During his long career, Gunnar has aided in the implementation of digital transformation projects.
“If you ask business leaders what digital transformation is, sometimes it’s a bit of a struggle to really define it. Yet, it’s quite simple. Digital transformation is all about using technology to radically improve or change the reach of the business. It’s about making sure that you enable, or you serve your customers better, or you’re using technology to make a bigger impact. That’s what digital transformation is all about. Now, the way you do it is to have the capability of the staff and you also need technology, like Cloud, for instance, or AI to drive the digital transformation. The key point is that digital transformation is more than just technology. Cloud or AI are just a vehicle to reach an outcome with the real objective for a digital transformation is to use these tools in such a way that you’re making an impact, or you increase your reach among customers, for instance”

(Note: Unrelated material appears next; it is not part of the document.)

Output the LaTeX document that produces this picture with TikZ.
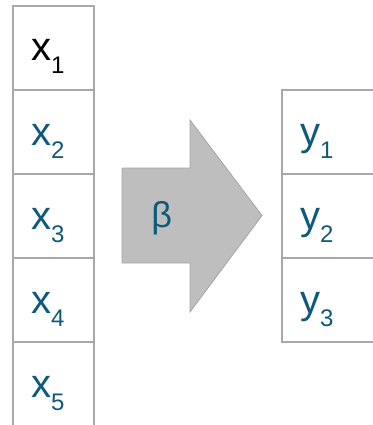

Gunnar’s sector is constantly changing and evolving, leading to endless opportunities for innovation and discussion.
“We are still in the early stages. We haven’t even seen the amount of innovation and the impact that these innovations will make to our lives yet. If you look back at the last five years and you project the amount of changed that happened within that period forward, it seems that there is much more to come. Aspects like quantum computing, for instance have developed so much over even the last 2 years. Or AI and cloud; two key technologies that undoubtedly make a huge impact in years to come. The IT sector is blessed with so much demand, and so much work happening over the future years, probably more much more than we have seen in the last 5-10 years.”
“An example I’m particularly proud of, and I think has made a huge impact, is the furlough system in the UK. Within 4 weeks together with HMRC we developed and put in place the job retention scheme. The solution included new digital service based on a microservice architecture onto HMRC’s digital platform, hosted in the cloud. The system collects information from employers and pass this into a risk and compliance process to ensure the accuracy and legitimacy of the claims. It then makes electronic payments within six working days. Following the public beta launch, the service processed over £1.5 billion on the first day alone. Over the following week, it processed 600,000 claims valued at £5 billion. And amazing achievement within such a short period of time and I think a great examples of a digital solution”
“One piece of advice I would give is have a fairly good idea of what you want to do. And think in phases or steps. Expect to change your role every six months, maybe every year, sometimes maybe 18 months and be flexible and don’t worry too much about longevity. You may say ‘I want to stay here now for years’; that’s also absolutely fine. If you want to progress in your career, I recommend making best use of the capability to support it that Capgemini can provide you with, and the more you understand yourself what it is you want, the better Capgemini can support you. Be aware of how you want to use the group to help you progress in your career.”